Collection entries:
-=-=-
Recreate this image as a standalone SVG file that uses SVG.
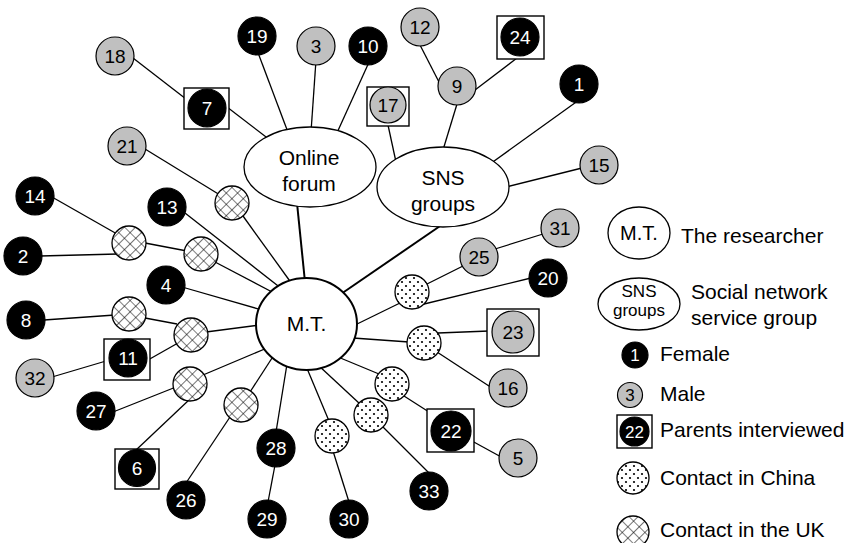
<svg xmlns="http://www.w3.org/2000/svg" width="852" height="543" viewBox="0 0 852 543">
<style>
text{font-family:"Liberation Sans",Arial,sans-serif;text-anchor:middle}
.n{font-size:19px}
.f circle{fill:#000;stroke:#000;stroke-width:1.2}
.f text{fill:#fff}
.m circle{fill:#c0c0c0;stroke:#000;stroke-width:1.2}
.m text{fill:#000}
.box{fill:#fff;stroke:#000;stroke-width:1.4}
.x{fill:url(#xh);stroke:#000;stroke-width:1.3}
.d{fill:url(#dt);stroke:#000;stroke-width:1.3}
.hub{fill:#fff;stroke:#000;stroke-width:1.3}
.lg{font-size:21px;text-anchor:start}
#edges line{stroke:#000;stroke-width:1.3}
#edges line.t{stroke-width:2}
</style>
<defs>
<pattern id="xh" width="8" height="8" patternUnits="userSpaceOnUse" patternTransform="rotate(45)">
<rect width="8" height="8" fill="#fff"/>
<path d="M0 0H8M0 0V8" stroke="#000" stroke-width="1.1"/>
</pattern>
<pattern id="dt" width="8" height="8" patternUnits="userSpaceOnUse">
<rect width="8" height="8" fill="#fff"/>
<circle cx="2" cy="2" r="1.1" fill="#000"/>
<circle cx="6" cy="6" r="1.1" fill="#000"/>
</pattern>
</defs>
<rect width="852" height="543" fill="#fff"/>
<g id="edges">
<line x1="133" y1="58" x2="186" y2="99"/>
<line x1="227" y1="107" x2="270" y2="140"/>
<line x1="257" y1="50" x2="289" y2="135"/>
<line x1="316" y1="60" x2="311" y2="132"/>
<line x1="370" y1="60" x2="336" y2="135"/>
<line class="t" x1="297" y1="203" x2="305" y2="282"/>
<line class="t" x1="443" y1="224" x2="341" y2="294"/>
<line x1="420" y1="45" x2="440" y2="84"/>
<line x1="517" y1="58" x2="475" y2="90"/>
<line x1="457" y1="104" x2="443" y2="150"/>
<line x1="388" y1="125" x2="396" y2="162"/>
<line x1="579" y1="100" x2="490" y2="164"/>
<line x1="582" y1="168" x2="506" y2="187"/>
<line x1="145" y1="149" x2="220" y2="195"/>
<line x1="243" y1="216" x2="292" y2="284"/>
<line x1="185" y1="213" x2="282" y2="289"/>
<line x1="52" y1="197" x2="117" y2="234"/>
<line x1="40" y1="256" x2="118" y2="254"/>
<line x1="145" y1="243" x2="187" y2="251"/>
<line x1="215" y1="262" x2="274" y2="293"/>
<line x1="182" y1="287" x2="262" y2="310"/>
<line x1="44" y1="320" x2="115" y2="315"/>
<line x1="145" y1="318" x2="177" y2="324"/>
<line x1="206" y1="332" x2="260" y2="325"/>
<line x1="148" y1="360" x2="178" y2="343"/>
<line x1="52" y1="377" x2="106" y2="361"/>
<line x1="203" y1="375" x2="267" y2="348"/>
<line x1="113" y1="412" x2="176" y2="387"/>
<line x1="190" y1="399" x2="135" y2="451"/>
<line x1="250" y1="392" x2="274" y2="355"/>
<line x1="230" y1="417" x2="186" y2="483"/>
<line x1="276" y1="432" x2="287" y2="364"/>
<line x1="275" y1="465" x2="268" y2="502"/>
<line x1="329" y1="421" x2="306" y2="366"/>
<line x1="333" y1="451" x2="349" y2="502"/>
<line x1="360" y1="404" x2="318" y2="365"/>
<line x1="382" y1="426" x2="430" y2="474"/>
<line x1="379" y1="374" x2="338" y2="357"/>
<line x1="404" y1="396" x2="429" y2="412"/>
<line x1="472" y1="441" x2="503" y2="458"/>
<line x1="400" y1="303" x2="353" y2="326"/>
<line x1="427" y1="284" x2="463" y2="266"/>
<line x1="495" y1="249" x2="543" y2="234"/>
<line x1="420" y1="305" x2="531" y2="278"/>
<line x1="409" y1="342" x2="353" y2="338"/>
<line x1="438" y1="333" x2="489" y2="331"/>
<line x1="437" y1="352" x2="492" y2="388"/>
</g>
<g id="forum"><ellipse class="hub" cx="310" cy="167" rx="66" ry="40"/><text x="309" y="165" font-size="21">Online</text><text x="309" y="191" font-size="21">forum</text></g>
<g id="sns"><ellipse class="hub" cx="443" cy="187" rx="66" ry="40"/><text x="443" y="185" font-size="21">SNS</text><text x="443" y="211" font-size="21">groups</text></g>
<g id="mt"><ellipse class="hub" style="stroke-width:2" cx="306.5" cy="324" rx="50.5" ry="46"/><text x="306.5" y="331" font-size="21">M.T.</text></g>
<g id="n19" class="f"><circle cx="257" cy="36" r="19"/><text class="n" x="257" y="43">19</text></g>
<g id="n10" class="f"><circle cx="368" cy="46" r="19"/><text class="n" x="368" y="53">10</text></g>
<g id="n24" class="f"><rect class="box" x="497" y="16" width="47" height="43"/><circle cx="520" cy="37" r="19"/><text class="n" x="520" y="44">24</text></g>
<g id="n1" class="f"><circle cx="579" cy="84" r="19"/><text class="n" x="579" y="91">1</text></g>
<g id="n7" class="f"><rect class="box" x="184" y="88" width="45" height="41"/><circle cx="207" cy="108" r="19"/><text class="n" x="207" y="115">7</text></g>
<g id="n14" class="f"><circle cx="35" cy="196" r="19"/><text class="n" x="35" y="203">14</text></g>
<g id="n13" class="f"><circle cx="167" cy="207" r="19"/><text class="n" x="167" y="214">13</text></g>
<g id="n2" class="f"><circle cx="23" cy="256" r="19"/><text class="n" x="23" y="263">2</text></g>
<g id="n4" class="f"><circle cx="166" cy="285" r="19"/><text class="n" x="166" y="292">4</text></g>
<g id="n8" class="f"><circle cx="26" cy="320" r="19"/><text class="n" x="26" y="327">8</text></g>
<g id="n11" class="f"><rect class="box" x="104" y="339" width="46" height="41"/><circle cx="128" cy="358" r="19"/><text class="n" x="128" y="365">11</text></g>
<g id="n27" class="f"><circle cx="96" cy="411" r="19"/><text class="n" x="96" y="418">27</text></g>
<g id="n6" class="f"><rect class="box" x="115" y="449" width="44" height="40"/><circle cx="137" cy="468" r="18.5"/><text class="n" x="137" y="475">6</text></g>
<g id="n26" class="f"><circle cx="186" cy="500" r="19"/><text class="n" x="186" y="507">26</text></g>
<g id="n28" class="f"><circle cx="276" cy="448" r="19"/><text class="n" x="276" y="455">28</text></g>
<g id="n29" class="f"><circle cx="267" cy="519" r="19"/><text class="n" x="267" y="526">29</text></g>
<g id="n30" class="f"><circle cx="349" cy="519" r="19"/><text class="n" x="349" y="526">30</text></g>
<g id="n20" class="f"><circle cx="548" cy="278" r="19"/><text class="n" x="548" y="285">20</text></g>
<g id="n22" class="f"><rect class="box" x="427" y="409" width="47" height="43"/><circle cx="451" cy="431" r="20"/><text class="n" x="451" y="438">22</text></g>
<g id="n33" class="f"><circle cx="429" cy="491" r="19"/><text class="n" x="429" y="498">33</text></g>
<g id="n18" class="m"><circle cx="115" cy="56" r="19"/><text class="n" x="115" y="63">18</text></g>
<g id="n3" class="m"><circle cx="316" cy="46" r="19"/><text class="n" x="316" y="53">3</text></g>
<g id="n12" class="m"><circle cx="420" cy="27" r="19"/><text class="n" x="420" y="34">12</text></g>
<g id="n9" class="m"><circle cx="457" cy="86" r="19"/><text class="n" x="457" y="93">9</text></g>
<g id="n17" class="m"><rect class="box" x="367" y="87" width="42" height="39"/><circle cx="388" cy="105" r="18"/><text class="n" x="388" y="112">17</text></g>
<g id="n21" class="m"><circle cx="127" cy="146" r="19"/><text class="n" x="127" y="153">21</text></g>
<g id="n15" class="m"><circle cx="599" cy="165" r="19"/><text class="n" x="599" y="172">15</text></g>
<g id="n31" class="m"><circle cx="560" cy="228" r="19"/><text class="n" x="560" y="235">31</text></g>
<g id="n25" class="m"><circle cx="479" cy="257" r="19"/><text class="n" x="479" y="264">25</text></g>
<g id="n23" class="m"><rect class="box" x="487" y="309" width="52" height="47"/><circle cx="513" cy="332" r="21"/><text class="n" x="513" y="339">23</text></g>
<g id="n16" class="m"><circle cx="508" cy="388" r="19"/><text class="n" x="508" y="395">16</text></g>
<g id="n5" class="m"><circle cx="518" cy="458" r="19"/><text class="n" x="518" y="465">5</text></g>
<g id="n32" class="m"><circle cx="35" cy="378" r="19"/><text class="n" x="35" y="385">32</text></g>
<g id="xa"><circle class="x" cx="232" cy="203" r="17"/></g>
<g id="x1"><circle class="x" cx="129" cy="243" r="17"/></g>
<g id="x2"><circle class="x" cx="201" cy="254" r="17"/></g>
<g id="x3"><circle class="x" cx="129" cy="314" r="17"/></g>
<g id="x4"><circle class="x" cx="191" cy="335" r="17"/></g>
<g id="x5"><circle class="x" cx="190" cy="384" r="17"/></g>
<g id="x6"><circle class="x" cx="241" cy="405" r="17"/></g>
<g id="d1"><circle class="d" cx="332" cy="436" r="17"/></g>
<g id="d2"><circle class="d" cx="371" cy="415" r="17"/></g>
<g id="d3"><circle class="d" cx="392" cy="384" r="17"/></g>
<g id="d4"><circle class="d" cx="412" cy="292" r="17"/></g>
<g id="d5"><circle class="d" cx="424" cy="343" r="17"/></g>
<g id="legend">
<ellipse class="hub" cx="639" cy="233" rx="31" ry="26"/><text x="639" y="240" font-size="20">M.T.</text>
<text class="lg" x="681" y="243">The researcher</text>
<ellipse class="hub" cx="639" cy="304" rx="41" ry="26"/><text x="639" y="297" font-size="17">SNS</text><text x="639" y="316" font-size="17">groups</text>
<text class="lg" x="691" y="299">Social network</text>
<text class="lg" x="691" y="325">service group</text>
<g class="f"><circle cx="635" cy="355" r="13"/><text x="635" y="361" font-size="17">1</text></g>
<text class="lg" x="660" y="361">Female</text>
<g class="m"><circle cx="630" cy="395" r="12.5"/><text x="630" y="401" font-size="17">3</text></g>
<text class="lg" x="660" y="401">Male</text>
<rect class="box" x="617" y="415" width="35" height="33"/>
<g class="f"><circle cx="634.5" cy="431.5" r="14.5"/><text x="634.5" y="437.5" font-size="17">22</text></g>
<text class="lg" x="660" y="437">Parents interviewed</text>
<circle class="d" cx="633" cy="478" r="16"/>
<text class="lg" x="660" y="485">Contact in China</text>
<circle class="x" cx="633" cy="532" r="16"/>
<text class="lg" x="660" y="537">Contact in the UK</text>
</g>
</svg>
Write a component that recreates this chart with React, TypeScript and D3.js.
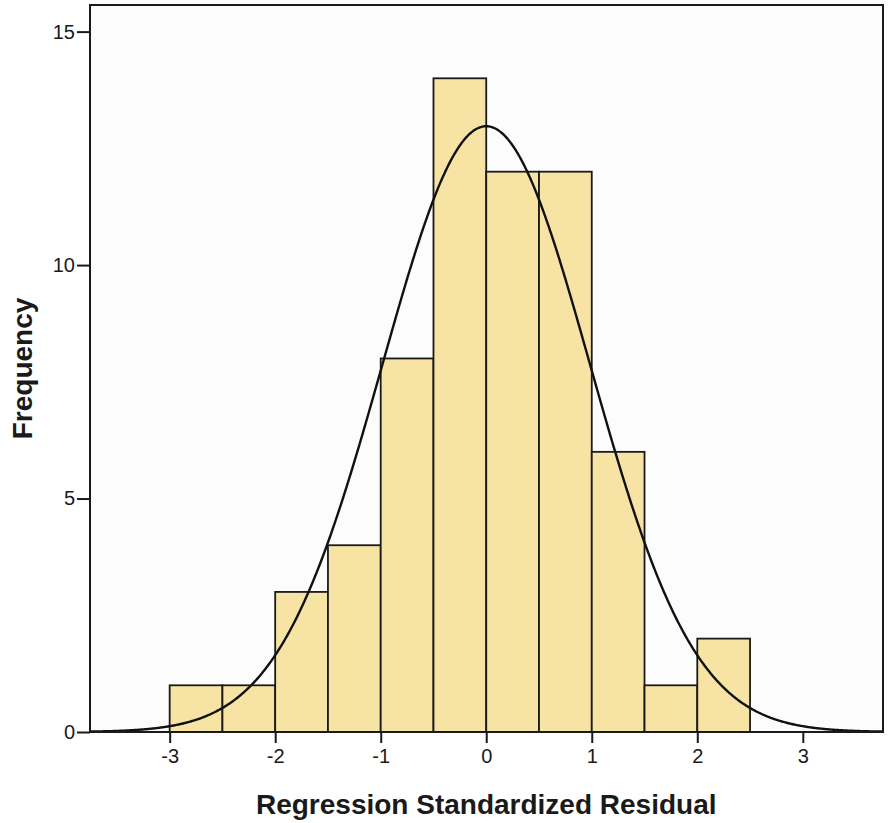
-=-=-
TASK TO CARRY OUT: Go through the material and select each line with the string "that" in it.

EXERCISE RESULT:
Recreate this image as a standalone SVG file that uses SVG.
Write a component that recreates this chart with React, TypeScript and D3.js.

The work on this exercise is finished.